Shatov again leaned forward a little on his chair, and even raised his finger again for a moment.
"Not one nation," he began, as if reciting line by line, and at the same still looking menacingly at Nikolai, "not one nation has ever set itself up on the principles of science and reason; there has never been an example of it, unless perhaps only for a moment, out of foolishness. Socialism by its very essence must be atheism, because it has precisely declared, from the very first line, that it is an atheistic order, and intends to set itself up on the principles of science and reason exclusively. Reason and science always, now, and from the beginning of the ages, have performed only a secondary and auxiliary task in the life of nations; and so they will to the end of the ages. Nations are formed and moved by another ruling and dominating force, whose origin is unknown and inexplicable. This force is the force of unquenchable desire to get to the end, while at the same time denying the end. It is the force of a ceaseless and tireless confirmation of its own being and a denial of death.

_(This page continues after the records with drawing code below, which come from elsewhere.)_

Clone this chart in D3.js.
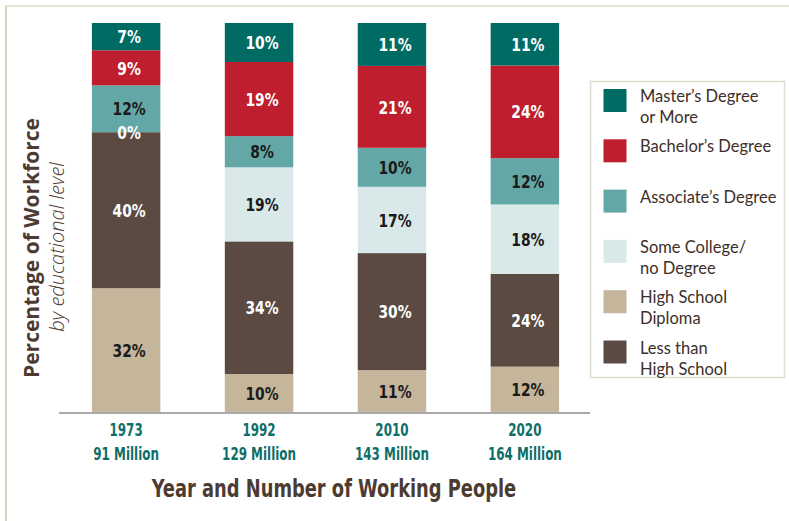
<!DOCTYPE html>
<html>
<head>
<meta charset="utf-8">
<script src="https://cdn.jsdelivr.net/npm/d3@7"></script>
<style>
  html, body { margin: 0; padding: 0; background: #fff; }
  svg { display: block; }
  .cond { font-family: 'DejaVu Sans', sans-serif; font-stretch: condensed; }
</style>
</head>
<body>
<svg id="chart" width="789" height="521"></svg>
<script>
// ---- data ----
const years = ["1973", "1992", "2010", "2020"];
const workers = ["91 Million", "129 Million", "143 Million", "164 Million"];
const seriesKeys = ["hsDiploma", "lessThanHS", "someCollege", "associate", "bachelor", "master"];
const hsDiploma   = [32, 10, 11, 12];
const lessThanHS  = [40, 34, 30, 24];
const someCollege = [0, 19, 17, 18];
const associate   = [12, 8, 10, 12];
const bachelor    = [9, 19, 21, 24];
const master      = [7, 10, 11, 11];
const legendLabels = [
  ["Master\u2019s Degree", "or More"],
  ["Bachelor\u2019s Degree"],
  ["Associate\u2019s Degree"],
  ["Some College/", "no Degree"],
  ["High School", "Diploma"],
  ["Less than", "High School"]
];
const legendKeys = ["master", "bachelor", "associate", "someCollege", "hsDiploma", "lessThanHS"];

const colors = {
  master: "#006b63",
  bachelor: "#be1e2d",
  associate: "#63a7a6",
  someCollege: "#d9e9e9",
  hsDiploma: "#c4b59b",
  lessThanHS: "#5a4a42"
};
const labelColors = {
  master: "#ffffff",
  bachelor: "#ffffff",
  associate: "#1a1a1a",
  someCollege: "#1a1a1a",
  hsDiploma: "#1a1a1a",
  lessThanHS: "#ffffff"
};

const valuesByKey = { hsDiploma, lessThanHS, someCollege, associate, bachelor, master };
const table = years.map((y, i) => {
  const row = { year: y, workers: workers[i] };
  seriesKeys.forEach(k => row[k] = valuesByKey[k][i]);
  return row;
});

const svg = d3.select("#chart");

// frame
svg.append("line").attr("x1", 6).attr("x2", 789).attr("y1", 6).attr("y2", 6)
  .attr("stroke", "#e8e2d6").attr("stroke-width", 2);
svg.append("line").attr("x1", 6).attr("x2", 6).attr("y1", 6).attr("y2", 521)
  .attr("stroke", "#d9d0c1").attr("stroke-width", 2);

const x = d3.scaleBand().domain(years).range([60, 591]).paddingInner(0.485).paddingOuter(0.24);
const y = d3.scaleLinear().domain([0, 1]).range([413, 23]);

const stack = d3.stack().keys(seriesKeys).offset(d3.stackOffsetExpand);
const stacked = stack(table);

const g = svg.append("g");
const layers = g.selectAll("g.layer").data(stacked).join("g")
  .attr("class", "layer")
  .attr("fill", d => colors[d.key]);

layers.selectAll("rect").data(d => d).join("rect")
  .attr("x", d => x(d.data.year))
  .attr("width", x.bandwidth())
  .attr("y", d => y(d[1]))
  .attr("height", d => y(d[0]) - y(d[1]));

// helper: horizontally condensed text
function condText(parent, tx, ty, sx) {
  return parent.append("text")
    .attr("class", "cond")
    .attr("transform", `translate(${tx},${ty}) scale(${sx},1)`);
}

// value labels
const labelG = svg.append("g");
stacked.forEach(layer => {
  layer.forEach(d => {
    const v = d.data[layer.key];
    condText(labelG, x(d.data.year) + x.bandwidth() / 2 + 3, (y(d[0]) + y(d[1])) / 2, 0.88)
      .attr("dy", "0.38em")
      .attr("text-anchor", "middle")
      .attr("font-weight", "bold")
      .attr("font-size", 17.5)
      .attr("fill", v === 0 ? "#ffffff" : labelColors[layer.key])
      .text(v + "%");
  });
});

// x axis
const axis = svg.append("g").attr("transform", "translate(0,413)")
  .call(d3.axisBottom(x).tickSize(0).tickSizeOuter(0).tickFormat(""));
axis.select(".domain").attr("stroke", "#a9a9a9").attr("stroke-width", 2)
  .attr("d", "M59,0H590");
axis.selectAll(".tick").each(function(d, i) {
  const t = condText(d3.select(this), 0, 0, 0.78)
    .attr("text-anchor", "middle")
    .attr("font-weight", "bold")
    .attr("font-size", 17)
    .attr("fill", "#0e6e68");
  t.append("tspan").attr("x", 0).attr("y", 23).text(years[i]);
  t.append("tspan").attr("x", 0).attr("y", 47).text(workers[i]);
});

// x title
condText(svg, 334, 497, 0.81)
  .attr("text-anchor", "middle")
  .attr("font-weight", "bold")
  .attr("font-size", 24.5)
  .attr("fill", "#4d3b32")
  .text("Year and Number of Working People");

// y titles
svg.append("text")
  .attr("transform", "translate(39,248) rotate(-90)")
  .attr("text-anchor", "middle")
  .attr("font-family", "'Open Sans', sans-serif")
  .attr("font-weight", "bold")
  .attr("font-size", 21)
  .attr("fill", "#4d3b32")
  .text("Percentage of Workforce");
svg.append("text")
  .attr("transform", "translate(64,247) rotate(-90)")
  .attr("text-anchor", "middle")
  .attr("font-family", "'Open Sans', sans-serif")
  .attr("font-weight", 300)
  .attr("font-style", "italic")
  .attr("font-size", 20)
  .attr("fill", "#4d3b32")
  .text("by educational level");

// legend
const legend = svg.append("g");
legend.append("rect")
  .attr("x", 590.5).attr("y", 81.5).attr("width", 194).attr("height", 296)
  .attr("fill", "#fff").attr("stroke", "#e2dbcf").attr("stroke-width", 1.5);
legendKeys.forEach((k, i) => {
  const top = 89 + i * 50.3;
  legend.append("rect")
    .attr("x", 603.5).attr("y", top).attr("width", 23).attr("height", 23)
    .attr("fill", colors[k]);
  const t = legend.append("text")
    .attr("font-family", "Lato, 'Open Sans', sans-serif")
    .attr("font-size", 16.5)
    .attr("fill", "#3e2f28");
  legendLabels[i].forEach((line, j) => {
    t.append("tspan").attr("x", 640).attr("y", top + 13 + j * 21).text(line);
  });
});
</script>
</body>
</html>
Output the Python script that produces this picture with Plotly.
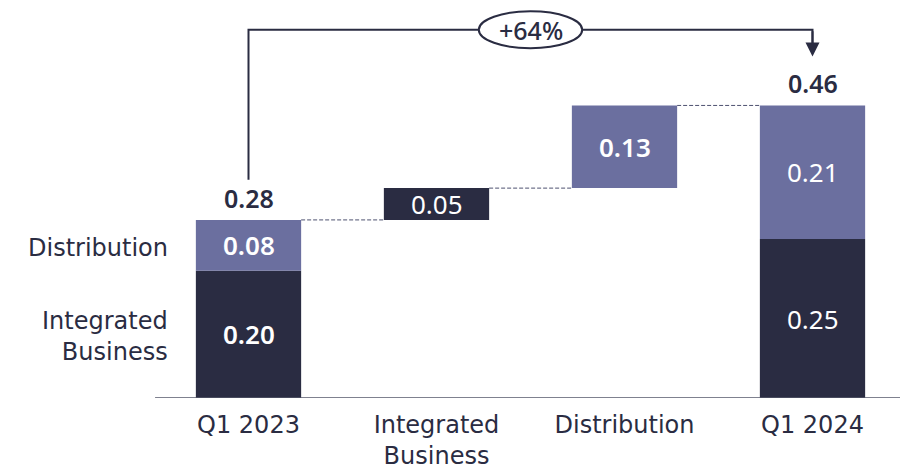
import plotly.graph_objects as go

# Earnings bridge: Q1 2023 -> Q1 2024, split by segment
categories = ["Q1 2023", "Integrated<br>Business", "Distribution", "Q1 2024"]
segments = ["Integrated Business", "Distribution"]

start_values = [0.20, 0.08]      # Q1 2023: Integrated Business, Distribution
change_values = [0.05, 0.13]     # increments: Integrated Business, Distribution
end_values = [0.25, 0.21]        # Q1 2024: Integrated Business, Distribution
start_total = 0.28
end_total = 0.46
growth_label = "+64%"

DARK = "#2a2c42"
LIGHT = "#6b6f9f"
TEXT = "#2a2c42"
WORD_FONT = "DejaVu Sans"
NUM_FONT = "Noto Sans"
BAR_W = 0.56

# running totals for the floating bars
level_after_integrated = start_total + change_values[0]
level_after_distribution = level_after_integrated + change_values[1]

fig = go.Figure()

# Integrated Business (dark) pieces
fig.add_trace(go.Bar(
    x=[categories[0], categories[1], categories[3]],
    y=[start_values[0], change_values[0], end_values[0]],
    base=[0, start_total, 0],
    marker=dict(color=DARK, line=dict(width=0)),
    width=BAR_W, hoverinfo="skip", showlegend=False,
))
# Distribution (light) pieces
fig.add_trace(go.Bar(
    x=[categories[0], categories[2], categories[3]],
    y=[start_values[1], change_values[1], end_values[1]],
    base=[start_values[0], level_after_integrated, end_values[0]],
    marker=dict(color=LIGHT, line=dict(width=0)),
    width=BAR_W, hoverinfo="skip", showlegend=False,
))

annotations = []

def inside_label(xi, y_mid, value, weight):
    annotations.append(dict(
        x=xi, y=y_mid, xref="x", yref="y", text=f"{value:.2f}", showarrow=False,
        font=dict(family=NUM_FONT, size=26, color="white", weight=weight),
    ))

inside_label(0, start_values[0] / 2, start_values[0], 600)
inside_label(0, start_values[0] + start_values[1] / 2, start_values[1], 600)
inside_label(1, start_total + change_values[0] / 2, change_values[0], 400)
inside_label(2, level_after_integrated + change_values[1] / 2, change_values[1], 600)
inside_label(3, end_values[0] / 2, end_values[0], 400)
inside_label(3, end_values[0] + end_values[1] / 2, end_values[1], 400)

# totals above the end bars
for xi, total in [(0, start_total), (3, end_total)]:
    annotations.append(dict(
        x=xi, y=total, xref="x", yref="y", text=f"{total:.2f}", showarrow=False,
        yanchor="bottom", yshift=3,
        font=dict(family=NUM_FONT, size=25, color=TEXT, weight=600),
    ))

# segment names to the left of the first bar
annotations.append(dict(
    x=-BAR_W / 2, y=start_values[0] + start_values[1] / 2, xref="x", yref="y",
    text=segments[1], showarrow=False, xanchor="right", xshift=-26, yshift=-3,
    font=dict(family=WORD_FONT, size=24, color=TEXT),
))
annotations.append(dict(
    x=-BAR_W / 2, y=start_values[0] / 2, xref="x", yref="y",
    text="Integrated<br>Business", showarrow=False, xanchor="right", xshift=-26,
    yshift=-2, align="right", font=dict(family=WORD_FONT, size=24, color=TEXT),
))

# growth bracket
BRACKET_Y = 0.579
annotations.append(dict(
    x=3, y=0.537, xref="x", yref="y", ax=3, ay=BRACKET_Y, axref="x", ayref="y",
    showarrow=True, arrowhead=2, arrowsize=1.4, arrowwidth=2, arrowcolor=TEXT, text="",
))
annotations.append(dict(
    x=1.5, y=BRACKET_Y, xref="x", yref="y", text=growth_label, showarrow=False,
    font=dict(family=NUM_FONT, size=25, color=TEXT, weight=500),
))

shapes = []
# bracket path
shapes.append(dict(
    type="path", xref="x", yref="y",
    path=f"M 0 0.343 L 0 {BRACKET_Y} L 3 {BRACKET_Y} L 3 0.55",
    line=dict(color=TEXT, width=2),
))
shapes.append(dict(
    type="circle", xref="x", yref="y",
    x0=1.5 - 0.275, x1=1.5 + 0.275, y0=BRACKET_Y - 0.029, y1=BRACKET_Y + 0.029,
    fillcolor="white", line=dict(color=TEXT, width=2),
))
# dashed connectors between consecutive bars
for xi, level in [(0, start_total), (1, level_after_integrated), (2, level_after_distribution)]:
    shapes.append(dict(
        type="line", xref="x", yref="y",
        x0=xi + BAR_W / 2, x1=xi + 1 - BAR_W / 2, y0=level, y1=level,
        line=dict(color="#4e5170", width=1, dash="4px,2px"),
    ))
# baseline
shapes.append(dict(
    type="line", xref="x", yref="y", x0=-0.497, x1=3.47, y0=0, y1=0,
    line=dict(color="#55576a", width=1.5),
))

fig.update_layout(
    width=900, height=470,
    margin=dict(l=0, r=0, t=0, b=72),
    paper_bgcolor="white", plot_bgcolor="white",
    barmode="overlay",
    xaxis=dict(
        type="category", categoryorder="array", categoryarray=categories,
        range=[-1.3218, 3.4654], showgrid=False, zeroline=False, showline=False,
        ticks="", ticklabelstandoff=10,
        tickfont=dict(family=WORD_FONT, size=24, color=TEXT),
    ),
    yaxis=dict(range=[0, 0.6258], visible=False),
    annotations=annotations, shapes=shapes,
)

fig.write_html("out.html")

I will end this quote here but I will likely add at least two others of similar length that continue and conclude this "feverish" rant. I know this is so grossly out of context and may make no impact on you. But I am a convert and I am seeking others to join. I find that making significant social and philosophical commentary in a narrative context so powerful. I will save my own commentary for now.